The coat is the result of a controlled matting process. Thin, rope-like corded coats are desired and the grooming should control the coat towards the forming of thinner ropes. The Puli's coat needs considerable grooming to keep its cords clean, neat, and attractive. With age, the coat can become quite long, even reaching the ground. Alternatively, the coat can be trimmed short regularly for easy maintenance although the corded coat is what attracts many people to the breed. Contrary to some beliefs, the coat of a healthy puli will grow out again after trimming. This breed has little to no shedding.

Temperament 
The Puli is an intelligent and active dog. It needs obedience training while still young. If a Puli gets enough exercise, it can live in the city,
but they do best when not kept indoor pets in small living spaces. Pulis kept indoors need a lot of exercise to use up their energy, or they can become either shy or overactive. They need to get the kind of exercise they were created for. Pulis are best kept in a house with a garden. Cozy and very friendly especially towards children, they are sensitive and prone to resentment.

Activities

Pulis are intelligent, agile dogs. Despite their bulky appearance and very thick coat, they are very fast, agile, and able to change directions instantly and are obedient enough to train for athletic competition. They are devoted and form close bonds with their owners.

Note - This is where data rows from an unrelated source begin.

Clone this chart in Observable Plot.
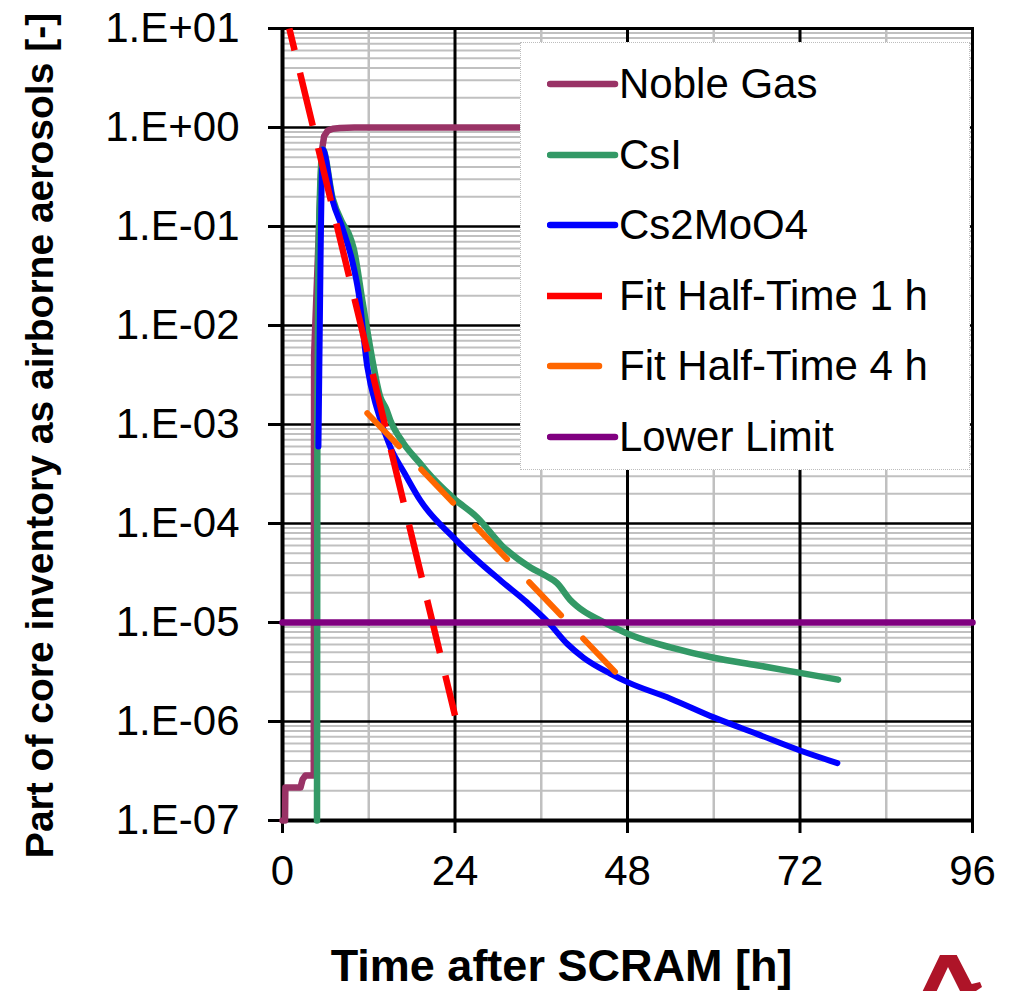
<!DOCTYPE html>
<html>
<head>
<meta charset="utf-8">
<script src="https://cdn.jsdelivr.net/npm/d3@7"></script>
<script src="https://cdn.jsdelivr.net/npm/@observablehq/plot@0.6"></script>
<style>
  html, body { margin: 0; padding: 0; background: #fff; }
  #wrap { position: relative; width: 1013px; height: 991px; overflow: hidden;
          font-family: "Liberation Sans", Arial, sans-serif; }
  #legend { position: absolute; left: 520px; top: 42px; width: 450px; height: 428px;
            background: #fff; border: 1px dotted #bdbdbd; box-sizing: border-box; }
  .item { position: absolute; left: 0; height: 50px; width: 440px; }
  .item svg { position: absolute; left: 26px; top: 20px; }
  .item span { position: absolute; left: 98px; top: 0; font-size: 42px; line-height: 50px;
               color: #000; white-space: nowrap; }
  #logo { position: absolute; left: 0; top: 0; pointer-events: none; }
</style>
</head>
<body>
<div id="wrap">
  <div id="chart"></div>
  <div id="legend"></div>
  <svg id="logo" width="1013" height="991">
    <polygon fill="#ae1428" points="922.7,991 940,955 956.7,955 971.7,984 980,982 982,987 976,991 960,991 948,967 936.7,991"/>
  </svg>
</div>
<script>
// ---- axis ticks / labels ----
const xTicks = [0, 24, 48, 72, 96];
const xMajorGrid = [24, 48, 72];
const xMinorGrid = [12, 36, 60, 84];
const yTicks = [1e-7, 1e-6, 1e-5, 1e-4, 1e-3, 1e-2, 1e-1, 1, 10];
const yTickLabels = ["1.E-07", "1.E-06", "1.E-05", "1.E-04", "1.E-03", "1.E-02", "1.E-01", "1.E+00", "1.E+01"];
const yMajorGrid = [1e-6, 1e-5, 1e-4, 1e-3, 1e-2, 1e-1, 1];
const xTitle = "Time after SCRAM [h]";
const yTitle = "Part of core inventory as airborne aerosols [-]";

// ---- series ----
const seriesNames = ["Noble Gas", "CsI", "Cs2MoO4", "Fit Half-Time 1 h", "Fit Half-Time 4 h", "Lower Limit"];
const seriesColors = ["#993366", "#339966", "#0000ff", "#ff0000", "#ff6600", "#800080"];

const nobleT = [0, 0.35, 0.4, 2.5, 2.8, 3.2, 4.35, 4.4, 5.5, 5.8, 6.3, 7.0, 8.0, 10.0, 24, 48, 77];
const nobleV = [1e-7, 1e-7, 2.15e-7, 2.15e-7, 2.6e-7, 2.85e-7, 2.85e-7, 5e-3, 0.6, 0.82, 0.93, 0.97, 0.99, 1.0, 1.0, 1.0, 1.0];

const csiT = [4.8, 4.85, 5.0, 5.6, 7.0, 8.3, 9.2, 9.9, 11.1, 11.5, 12.5, 13.6, 14.4, 15.0, 16.8, 19.2, 20.0, 23.8, 27.1, 30.5, 34.5, 36.5, 38.2, 40.0, 41.9, 44.2, 48.8, 54, 60, 66, 72, 77.3];
const csiV = [1e-7, 1e-3, 0.05, 0.6, 0.19, 0.11, 0.085, 0.06, 0.018, 0.012, 4.5e-3, 1.9e-3, 1.45e-3, 1.1e-3, 6.5e-4, 4.0e-4, 3.4e-4, 1.8e-4, 1.15e-4, 6.0e-5, 3.6e-5, 3.0e-5, 2.5e-5, 1.7e-5, 1.3e-5, 1.05e-5, 7.3e-6, 5.6e-6, 4.4e-6, 3.7e-6, 3.1e-6, 2.65e-6];

const csmoT = [5.0, 5.3, 5.6, 7.0, 8.3, 9.7, 10.6, 11.8, 13.2, 15.0, 17.0, 19.2, 23.8, 27.0, 30.5, 34.0, 37.0, 39.6, 41.9, 45.6, 48.0, 54, 60, 66, 72, 77.2];
const csmoV = [6e-4, 0.05, 0.6, 0.18, 0.098, 0.045, 0.021, 3.8e-3, 1.4e-3, 5.9e-4, 3.2e-4, 1.7e-4, 7.2e-5, 4.3e-5, 2.6e-5, 1.6e-5, 1.0e-5, 6.1e-6, 4.4e-6, 3.05e-6, 2.5e-6, 1.7e-6, 1.1e-6, 7.5e-7, 5.1e-7, 3.8e-7];

const fit1T = [0.95, 24];
const fit1V = [10, 1.15e-6];

const fit4T = [11.8, 46.6];
const fit4V = [1.3e-3, 3.0e-6];

const limitT = [0, 96];
const limitV = [1e-5, 1e-5];

const rows = (t, v) => t.map((x, i) => ({t: x, v: v[i]}));

// minor grid positions (2..9 of each decade)
const yMinorGrid = d3.range(-7, 1).flatMap(e => d3.range(2, 10).map(m => m * Math.pow(10, e)));

const plot = Plot.plot({
  width: 1013,
  height: 991,
  marginTop: 28,
  marginRight: 41,
  marginBottom: 171,
  marginLeft: 282,
  style: {fontFamily: "Liberation Sans, Arial, sans-serif", fontSize: "42px", background: "white", color: "black"},
  x: {domain: [0, 96]},
  y: {type: "log", domain: [1e-7, 10]},
  marks: [
    Plot.ruleY(yMinorGrid, {stroke: "#c0c0c0", strokeWidth: 2}),
    Plot.ruleX(xMinorGrid, {stroke: "#c0c0c0", strokeWidth: 2.5}),
    Plot.ruleY(yMajorGrid, {stroke: "black", strokeWidth: 2.5}),
    Plot.ruleX(xMajorGrid, {stroke: "black", strokeWidth: 3}),
    Plot.frame({stroke: "black", strokeWidth: 3}),
    Plot.ruleX([0], {stroke: "black", strokeWidth: 4}),
    Plot.ruleY([1e-7], {stroke: "black", strokeWidth: 4}),
    Plot.axisY({ticks: yTicks, tickFormat: d => yTickLabels[yTicks.indexOf(d)], tickSize: 14, tickPadding: 29,
                fontSize: 42, strokeWidth: 3, label: null}),
    Plot.axisX({ticks: xTicks, tickFormat: d => String(d), tickSize: 13, tickPadding: 22,
                fontSize: 42, strokeWidth: 3, label: null}),
    Plot.line(rows(nobleT, nobleV), {x: "t", y: "v", stroke: seriesColors[0], strokeWidth: 6.5, strokeLinejoin: "round", strokeLinecap: "round"}),
    Plot.line(rows(csiT, csiV), {x: "t", y: "v", stroke: seriesColors[1], strokeWidth: 6.5, strokeLinejoin: "round", strokeLinecap: "round", curve: "monotone-x"}),
    Plot.line(rows(csmoT, csmoV), {x: "t", y: "v", stroke: seriesColors[2], strokeWidth: 6, strokeLinejoin: "round", strokeLinecap: "round", curve: "monotone-x"}),
    Plot.line(rows(fit1T, fit1V), {x: "t", y: "v", stroke: seriesColors[3], strokeWidth: 6.5, strokeDasharray: "54.5,23", strokeDashoffset: 32, strokeLinecap: "butt"}),
    Plot.line(rows(fit4T, fit4V), {x: "t", y: "v", stroke: seriesColors[4], strokeWidth: 6, strokeDasharray: "46,32", strokeLinecap: "round"}),
    Plot.line(rows(limitT, limitV), {x: "t", y: "v", stroke: seriesColors[5], strokeWidth: 6.5}),
    Plot.text([xTitle], {frameAnchor: "bottom", dx: -66, dy: 160, lineAnchor: "bottom", textAnchor: "middle",
                         fontSize: 45, fontWeight: "bold", fill: "black"}),
    Plot.text([yTitle], {frameAnchor: "left", rotate: -90, dx: -230, dy: 11, lineAnchor: "bottom", textAnchor: "middle",
                         fontSize: 39, fontWeight: "bold", fill: "black"})
  ]
});
document.getElementById("chart").appendChild(plot);

// ---- legend (HTML overlay) ----
const legend = document.getElementById("legend");
const dashed = [false, false, false, true, true, false];
seriesNames.forEach((name, i) => {
  const item = document.createElement("div");
  item.className = "item";
  item.style.top = (16 + i * 70.6) + "px";
  const w = dashed[i] ? 56 : 72;
  const cap = i === 3 ? "butt" : "round";
  const x1 = cap === "round" ? 3 : 0;
  const x2 = dashed[i] ? (i === 3 ? 55 : 52) : 68;
  item.innerHTML = `<svg width="${w}" height="10"><line x1="${x1}" y1="5" x2="${x2}" y2="5" stroke="${seriesColors[i]}" stroke-width="6.5" stroke-linecap="${cap}"/></svg><span>${name}</span>`;
  legend.appendChild(item);
});
</script>
</body>
</html>
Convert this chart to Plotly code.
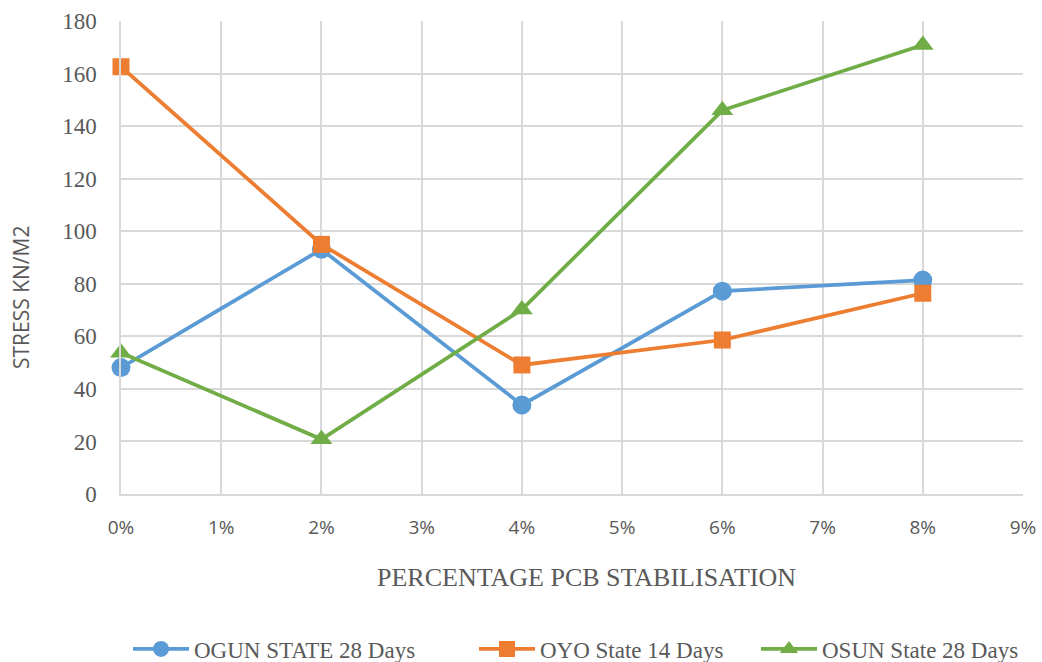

The breed is intelligent and can do well in obedience training if begun early. Traditionally, the Puli dog breed was used as a herding dog and sometimes even as a livestock guarding dog, as well. They make very good guard dogs, since they are very protective of their masters and territory. The Puli is sensitive, fun-loving, courageous, but also, at times, tough and headstrong.

They are loyal to their owners and wary of strangers. They are highly active and keep a playful, puppy-like behavior their entire lives. They need a lot of exercise and free space, preferably outdoors. They can be trained and housebroken, but Pulis are generally not very well suited as city or indoor pets. When restricted to closed spaces for long periods of times, they grow restless and may develop unwanted personality traits, such as becoming hyperactive or, instead, increasingly aloof and lazy.

As a working dog, the Puli is very obedient, focused and determined when assigned a task. Some of them are used as police dogs. As a livestock guarding dog, they are fiercely protective of their territory and flock, and, despite their relatively small size, will fearlessly try to scare and drive any intruder away; however, they very rarely inflict any real injuries.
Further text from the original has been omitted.